▸ **Your task**:
Show all lines that include the string "with"; copy each one.

▸ **Task input**:
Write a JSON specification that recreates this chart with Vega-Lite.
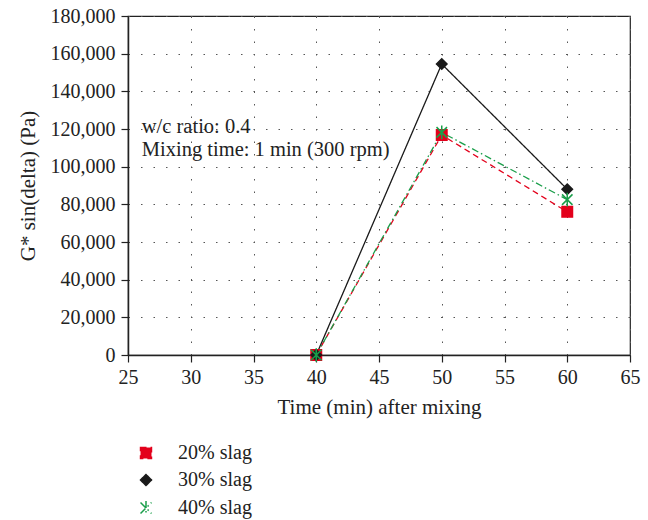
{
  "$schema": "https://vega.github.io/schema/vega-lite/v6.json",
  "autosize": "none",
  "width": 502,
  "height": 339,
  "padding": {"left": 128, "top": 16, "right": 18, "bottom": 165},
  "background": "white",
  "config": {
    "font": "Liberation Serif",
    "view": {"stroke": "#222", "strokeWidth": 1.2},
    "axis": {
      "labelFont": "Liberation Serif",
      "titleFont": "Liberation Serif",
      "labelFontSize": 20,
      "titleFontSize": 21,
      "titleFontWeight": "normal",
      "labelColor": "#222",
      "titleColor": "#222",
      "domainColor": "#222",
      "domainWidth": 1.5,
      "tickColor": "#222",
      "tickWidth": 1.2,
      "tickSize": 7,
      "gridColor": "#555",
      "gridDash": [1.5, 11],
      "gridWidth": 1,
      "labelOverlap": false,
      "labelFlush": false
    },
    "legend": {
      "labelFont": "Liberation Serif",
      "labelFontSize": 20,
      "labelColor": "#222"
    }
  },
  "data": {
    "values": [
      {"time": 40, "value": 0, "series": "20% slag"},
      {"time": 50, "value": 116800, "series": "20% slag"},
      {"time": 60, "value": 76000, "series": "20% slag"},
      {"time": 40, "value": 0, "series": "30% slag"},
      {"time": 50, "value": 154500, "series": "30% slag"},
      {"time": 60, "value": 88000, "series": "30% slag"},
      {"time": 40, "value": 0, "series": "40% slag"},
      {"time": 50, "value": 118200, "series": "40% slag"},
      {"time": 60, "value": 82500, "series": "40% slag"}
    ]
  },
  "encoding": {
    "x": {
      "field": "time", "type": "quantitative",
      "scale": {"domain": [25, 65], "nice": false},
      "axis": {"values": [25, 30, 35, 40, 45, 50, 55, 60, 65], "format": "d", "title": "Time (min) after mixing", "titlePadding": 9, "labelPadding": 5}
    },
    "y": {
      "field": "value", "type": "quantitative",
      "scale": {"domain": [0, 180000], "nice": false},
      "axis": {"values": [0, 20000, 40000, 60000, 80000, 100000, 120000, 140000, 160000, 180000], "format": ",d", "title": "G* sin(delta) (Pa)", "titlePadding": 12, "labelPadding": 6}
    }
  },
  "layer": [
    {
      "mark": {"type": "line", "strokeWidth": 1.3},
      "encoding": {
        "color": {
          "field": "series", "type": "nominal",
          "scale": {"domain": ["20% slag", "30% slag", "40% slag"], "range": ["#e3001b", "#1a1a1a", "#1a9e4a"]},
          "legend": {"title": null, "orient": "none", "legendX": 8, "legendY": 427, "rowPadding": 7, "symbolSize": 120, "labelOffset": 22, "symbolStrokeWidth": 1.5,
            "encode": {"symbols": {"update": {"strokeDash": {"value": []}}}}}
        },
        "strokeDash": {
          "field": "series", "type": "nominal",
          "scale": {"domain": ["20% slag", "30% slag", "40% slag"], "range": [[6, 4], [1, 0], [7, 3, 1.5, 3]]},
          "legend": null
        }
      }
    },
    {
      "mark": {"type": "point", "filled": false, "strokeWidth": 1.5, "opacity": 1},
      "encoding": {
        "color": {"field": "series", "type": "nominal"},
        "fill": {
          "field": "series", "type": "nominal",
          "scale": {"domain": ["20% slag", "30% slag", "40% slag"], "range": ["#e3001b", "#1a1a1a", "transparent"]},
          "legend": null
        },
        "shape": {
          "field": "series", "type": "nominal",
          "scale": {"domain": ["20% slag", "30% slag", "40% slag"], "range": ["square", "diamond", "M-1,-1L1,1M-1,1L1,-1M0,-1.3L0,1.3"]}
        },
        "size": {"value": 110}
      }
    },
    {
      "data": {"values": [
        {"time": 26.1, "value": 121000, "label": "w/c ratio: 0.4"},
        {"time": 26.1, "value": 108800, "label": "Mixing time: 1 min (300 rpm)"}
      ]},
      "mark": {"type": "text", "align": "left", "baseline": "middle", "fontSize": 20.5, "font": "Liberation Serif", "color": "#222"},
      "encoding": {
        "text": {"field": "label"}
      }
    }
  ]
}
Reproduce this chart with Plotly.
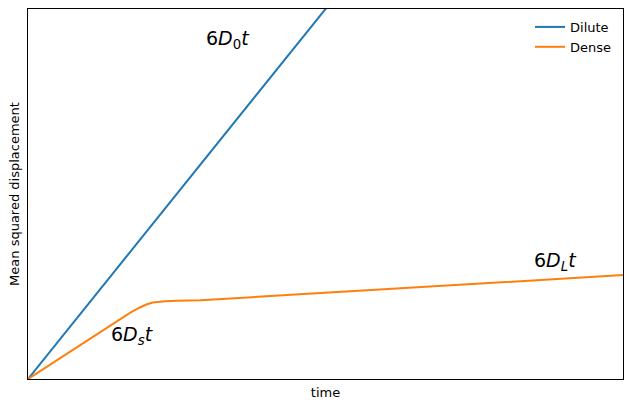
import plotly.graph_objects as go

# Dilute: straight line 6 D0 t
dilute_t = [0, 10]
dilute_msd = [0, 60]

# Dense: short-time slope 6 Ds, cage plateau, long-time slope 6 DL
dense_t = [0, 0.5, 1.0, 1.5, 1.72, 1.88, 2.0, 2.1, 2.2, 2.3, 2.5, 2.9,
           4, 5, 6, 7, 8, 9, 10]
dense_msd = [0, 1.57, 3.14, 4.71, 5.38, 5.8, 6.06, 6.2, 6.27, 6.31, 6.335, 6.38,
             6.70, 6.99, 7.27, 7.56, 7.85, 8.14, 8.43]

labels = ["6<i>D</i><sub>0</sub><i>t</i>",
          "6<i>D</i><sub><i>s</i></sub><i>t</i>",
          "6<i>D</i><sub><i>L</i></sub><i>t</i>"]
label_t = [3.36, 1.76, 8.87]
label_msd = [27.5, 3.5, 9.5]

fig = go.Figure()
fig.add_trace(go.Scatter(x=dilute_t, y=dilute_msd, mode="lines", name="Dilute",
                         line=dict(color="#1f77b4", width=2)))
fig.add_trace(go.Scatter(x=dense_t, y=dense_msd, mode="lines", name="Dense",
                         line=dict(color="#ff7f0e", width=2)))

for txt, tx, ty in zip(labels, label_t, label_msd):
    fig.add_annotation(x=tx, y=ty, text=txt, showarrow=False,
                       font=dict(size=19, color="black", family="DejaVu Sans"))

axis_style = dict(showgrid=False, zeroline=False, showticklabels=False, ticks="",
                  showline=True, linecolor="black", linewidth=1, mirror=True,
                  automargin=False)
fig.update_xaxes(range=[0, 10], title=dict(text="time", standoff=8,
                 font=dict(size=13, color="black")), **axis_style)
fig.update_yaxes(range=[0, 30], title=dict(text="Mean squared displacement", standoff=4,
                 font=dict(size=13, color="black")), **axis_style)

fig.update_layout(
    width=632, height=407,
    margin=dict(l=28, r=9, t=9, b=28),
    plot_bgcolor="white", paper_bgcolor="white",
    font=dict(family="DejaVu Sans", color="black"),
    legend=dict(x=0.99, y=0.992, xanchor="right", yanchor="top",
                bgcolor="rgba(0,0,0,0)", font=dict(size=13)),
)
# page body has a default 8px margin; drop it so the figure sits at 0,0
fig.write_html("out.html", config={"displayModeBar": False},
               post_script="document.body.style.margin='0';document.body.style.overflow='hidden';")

* * *

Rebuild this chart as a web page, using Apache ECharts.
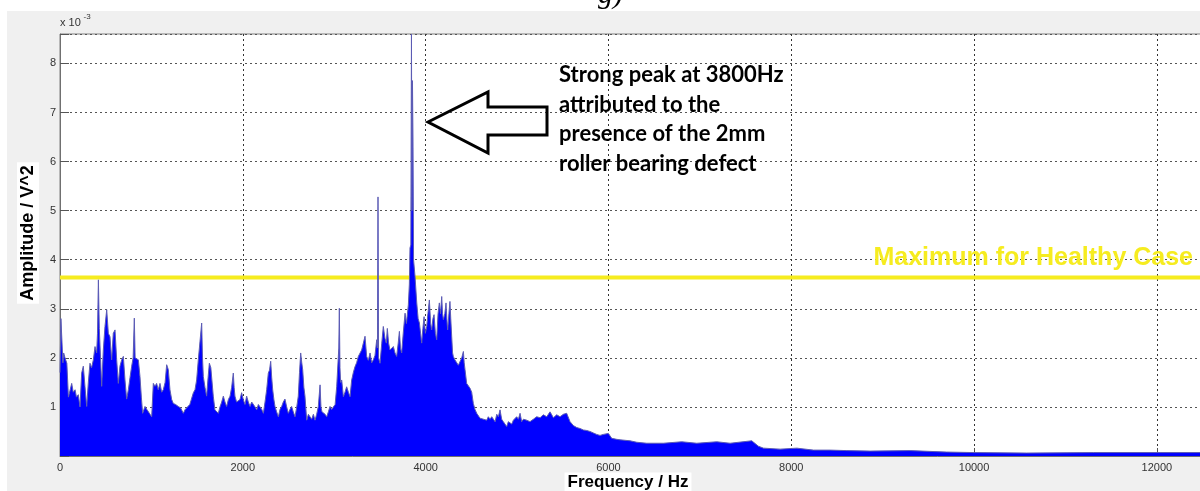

...

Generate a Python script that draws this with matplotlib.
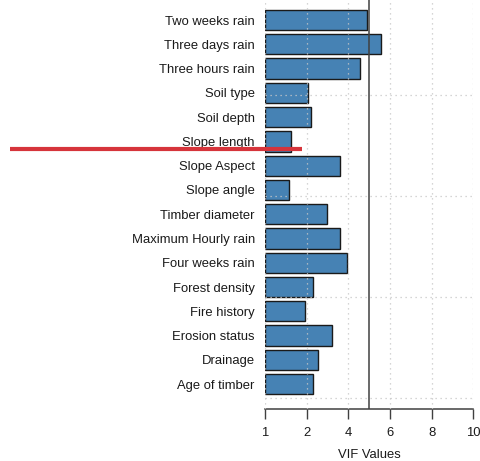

▸ **Output for this task**:
Write a JSON specification that recreates this chart with Vega-Lite.
Reproduce this chart with Plotly.
Generate a Python script that draws this with matplotlib.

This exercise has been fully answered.